Short exercise
Restate the whole listing exactly.

Dataset content
## Begin

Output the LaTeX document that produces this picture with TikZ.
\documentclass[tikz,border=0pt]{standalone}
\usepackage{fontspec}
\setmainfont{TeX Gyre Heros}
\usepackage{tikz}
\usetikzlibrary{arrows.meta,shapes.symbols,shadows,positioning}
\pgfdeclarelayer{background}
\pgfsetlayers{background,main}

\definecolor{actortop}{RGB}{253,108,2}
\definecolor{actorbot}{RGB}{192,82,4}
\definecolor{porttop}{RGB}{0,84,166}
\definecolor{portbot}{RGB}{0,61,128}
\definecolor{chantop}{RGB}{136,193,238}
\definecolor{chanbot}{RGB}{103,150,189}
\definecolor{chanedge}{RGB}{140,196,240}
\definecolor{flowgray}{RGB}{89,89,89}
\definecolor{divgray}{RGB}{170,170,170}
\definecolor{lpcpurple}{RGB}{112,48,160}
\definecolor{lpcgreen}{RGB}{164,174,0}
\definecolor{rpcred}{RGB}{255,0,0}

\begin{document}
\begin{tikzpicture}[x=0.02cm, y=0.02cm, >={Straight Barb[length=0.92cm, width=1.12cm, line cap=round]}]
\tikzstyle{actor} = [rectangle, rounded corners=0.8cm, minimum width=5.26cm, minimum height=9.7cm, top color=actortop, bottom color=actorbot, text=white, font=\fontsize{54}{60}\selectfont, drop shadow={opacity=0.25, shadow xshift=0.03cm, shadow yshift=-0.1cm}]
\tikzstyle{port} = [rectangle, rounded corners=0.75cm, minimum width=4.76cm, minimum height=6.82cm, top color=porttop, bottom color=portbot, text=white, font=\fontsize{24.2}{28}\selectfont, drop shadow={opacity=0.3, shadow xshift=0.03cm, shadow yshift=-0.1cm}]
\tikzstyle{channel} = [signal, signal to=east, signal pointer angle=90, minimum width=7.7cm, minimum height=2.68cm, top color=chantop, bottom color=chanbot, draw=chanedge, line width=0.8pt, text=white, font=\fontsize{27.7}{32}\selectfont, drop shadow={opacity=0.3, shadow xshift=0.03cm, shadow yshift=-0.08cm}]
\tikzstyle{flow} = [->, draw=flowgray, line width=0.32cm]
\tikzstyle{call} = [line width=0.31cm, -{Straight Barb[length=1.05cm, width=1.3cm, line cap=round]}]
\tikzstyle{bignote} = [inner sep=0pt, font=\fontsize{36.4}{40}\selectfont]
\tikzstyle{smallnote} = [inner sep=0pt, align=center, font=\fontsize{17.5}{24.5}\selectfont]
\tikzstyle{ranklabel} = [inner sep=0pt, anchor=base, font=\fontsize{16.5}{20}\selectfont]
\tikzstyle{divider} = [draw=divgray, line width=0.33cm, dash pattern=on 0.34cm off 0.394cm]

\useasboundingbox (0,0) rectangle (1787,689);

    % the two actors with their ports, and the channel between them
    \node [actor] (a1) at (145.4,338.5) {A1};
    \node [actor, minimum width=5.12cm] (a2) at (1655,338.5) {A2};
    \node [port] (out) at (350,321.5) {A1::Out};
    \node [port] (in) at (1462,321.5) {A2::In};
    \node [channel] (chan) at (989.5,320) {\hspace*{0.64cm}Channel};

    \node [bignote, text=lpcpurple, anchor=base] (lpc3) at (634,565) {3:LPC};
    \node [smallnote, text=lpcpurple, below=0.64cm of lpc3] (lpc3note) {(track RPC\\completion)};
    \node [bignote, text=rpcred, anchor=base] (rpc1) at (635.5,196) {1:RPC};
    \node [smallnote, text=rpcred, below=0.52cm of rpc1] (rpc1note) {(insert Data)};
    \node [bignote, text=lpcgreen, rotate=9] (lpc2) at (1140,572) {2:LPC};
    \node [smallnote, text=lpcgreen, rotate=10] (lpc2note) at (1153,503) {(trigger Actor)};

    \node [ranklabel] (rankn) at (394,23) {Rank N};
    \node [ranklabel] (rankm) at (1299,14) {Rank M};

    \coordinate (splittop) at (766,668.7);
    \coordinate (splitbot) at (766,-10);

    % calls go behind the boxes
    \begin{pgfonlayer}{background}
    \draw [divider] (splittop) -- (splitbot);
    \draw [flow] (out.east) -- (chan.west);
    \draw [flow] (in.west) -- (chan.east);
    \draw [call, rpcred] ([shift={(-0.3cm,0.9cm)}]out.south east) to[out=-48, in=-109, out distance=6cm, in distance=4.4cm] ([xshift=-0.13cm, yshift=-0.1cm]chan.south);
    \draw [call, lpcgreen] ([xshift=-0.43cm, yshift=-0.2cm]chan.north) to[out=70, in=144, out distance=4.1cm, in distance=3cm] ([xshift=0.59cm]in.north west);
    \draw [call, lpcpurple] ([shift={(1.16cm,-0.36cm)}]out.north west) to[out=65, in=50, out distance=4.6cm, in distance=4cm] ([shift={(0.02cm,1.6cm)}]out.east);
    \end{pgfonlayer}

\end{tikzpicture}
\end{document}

## End

Written response
Output the LaTeX document that produces this picture with TikZ.
\documentclass[tikz,border=0pt]{standalone}
\usepackage{fontspec}
\setmainfont{TeX Gyre Heros}
\usepackage{tikz}
\usetikzlibrary{arrows.meta,shapes.symbols,shadows,positioning}
\pgfdeclarelayer{background}
\pgfsetlayers{background,main}

\definecolor{actortop}{RGB}{253,108,2}
\definecolor{actorbot}{RGB}{192,82,4}
\definecolor{porttop}{RGB}{0,84,166}
\definecolor{portbot}{RGB}{0,61,128}
\definecolor{chantop}{RGB}{136,193,238}
\definecolor{chanbot}{RGB}{103,150,189}
\definecolor{chanedge}{RGB}{140,196,240}
\definecolor{flowgray}{RGB}{89,89,89}
\definecolor{divgray}{RGB}{170,170,170}
\definecolor{lpcpurple}{RGB}{112,48,160}
\definecolor{lpcgreen}{RGB}{164,174,0}
\definecolor{rpcred}{RGB}{255,0,0}

\begin{document}
\begin{tikzpicture}[x=0.02cm, y=0.02cm, >={Straight Barb[length=0.92cm, width=1.12cm, line cap=round]}]
\tikzstyle{actor} = [rectangle, rounded corners=0.8cm, minimum width=5.26cm, minimum height=9.7cm, top color=actortop, bottom color=actorbot, text=white, font=\fontsize{54}{60}\selectfont, drop shadow={opacity=0.25, shadow xshift=0.03cm, shadow yshift=-0.1cm}]
\tikzstyle{port} = [rectangle, rounded corners=0.75cm, minimum width=4.76cm, minimum height=6.82cm, top color=porttop, bottom color=portbot, text=white, font=\fontsize{24.2}{28}\selectfont, drop shadow={opacity=0.3, shadow xshift=0.03cm, shadow yshift=-0.1cm}]
\tikzstyle{channel} = [signal, signal to=east, signal pointer angle=90, minimum width=7.7cm, minimum height=2.68cm, top color=chantop, bottom color=chanbot, draw=chanedge, line width=0.8pt, text=white, font=\fontsize{27.7}{32}\selectfont, drop shadow={opacity=0.3, shadow xshift=0.03cm, shadow yshift=-0.08cm}]
\tikzstyle{flow} = [->, draw=flowgray, line width=0.32cm]
\tikzstyle{call} = [line width=0.31cm, -{Straight Barb[length=1.05cm, width=1.3cm, line cap=round]}]
\tikzstyle{bignote} = [inner sep=0pt, font=\fontsize{36.4}{40}\selectfont]
\tikzstyle{smallnote} = [inner sep=0pt, align=center, font=\fontsize{17.5}{24.5}\selectfont]
\tikzstyle{ranklabel} = [inner sep=0pt, anchor=base, font=\fontsize{16.5}{20}\selectfont]
\tikzstyle{divider} = [draw=divgray, line width=0.33cm, dash pattern=on 0.34cm off 0.394cm]

\useasboundingbox (0,0) rectangle (1787,689);

    % the two actors with their ports, and the channel between them
    \node [actor] (a1) at (145.4,338.5) {A1};
    \node [actor, minimum width=5.12cm] (a2) at (1655,338.5) {A2};
    \node [port] (out) at (350,321.5) {A1::Out};
    \node [port] (in) at (1462,321.5) {A2::In};
    \node [channel] (chan) at (989.5,320) {\hspace*{0.64cm}Channel};

    \node [bignote, text=lpcpurple, anchor=base] (lpc3) at (634,565) {3:LPC};
    \node [smallnote, text=lpcpurple, below=0.64cm of lpc3] (lpc3note) {(track RPC\\completion)};
    \node [bignote, text=rpcred, anchor=base] (rpc1) at (635.5,196) {1:RPC};
    \node [smallnote, text=rpcred, below=0.52cm of rpc1] (rpc1note) {(insert Data)};
    \node [bignote, text=lpcgreen, rotate=9] (lpc2) at (1140,572) {2:LPC};
    \node [smallnote, text=lpcgreen, rotate=10] (lpc2note) at (1153,503) {(trigger Actor)};

    \node [ranklabel] (rankn) at (394,23) {Rank N};
    \node [ranklabel] (rankm) at (1299,14) {Rank M};

    \coordinate (splittop) at (766,668.7);
    \coordinate (splitbot) at (766,-10);

    % calls go behind the boxes
    \begin{pgfonlayer}{background}
    \draw [divider] (splittop) -- (splitbot);
    \draw [flow] (out.east) -- (chan.west);
    \draw [flow] (in.west) -- (chan.east);
    \draw [call, rpcred] ([shift={(-0.3cm,0.9cm)}]out.south east) to[out=-48, in=-109, out distance=6cm, in distance=4.4cm] ([xshift=-0.13cm, yshift=-0.1cm]chan.south);
    \draw [call, lpcgreen] ([xshift=-0.43cm, yshift=-0.2cm]chan.north) to[out=70, in=144, out distance=4.1cm, in distance=3cm] ([xshift=0.59cm]in.north west);
    \draw [call, lpcpurple] ([shift={(1.16cm,-0.36cm)}]out.north west) to[out=65, in=50, out distance=4.6cm, in distance=4cm] ([shift={(0.02cm,1.6cm)}]out.east);
    \end{pgfonlayer}

\end{tikzpicture}
\end{document}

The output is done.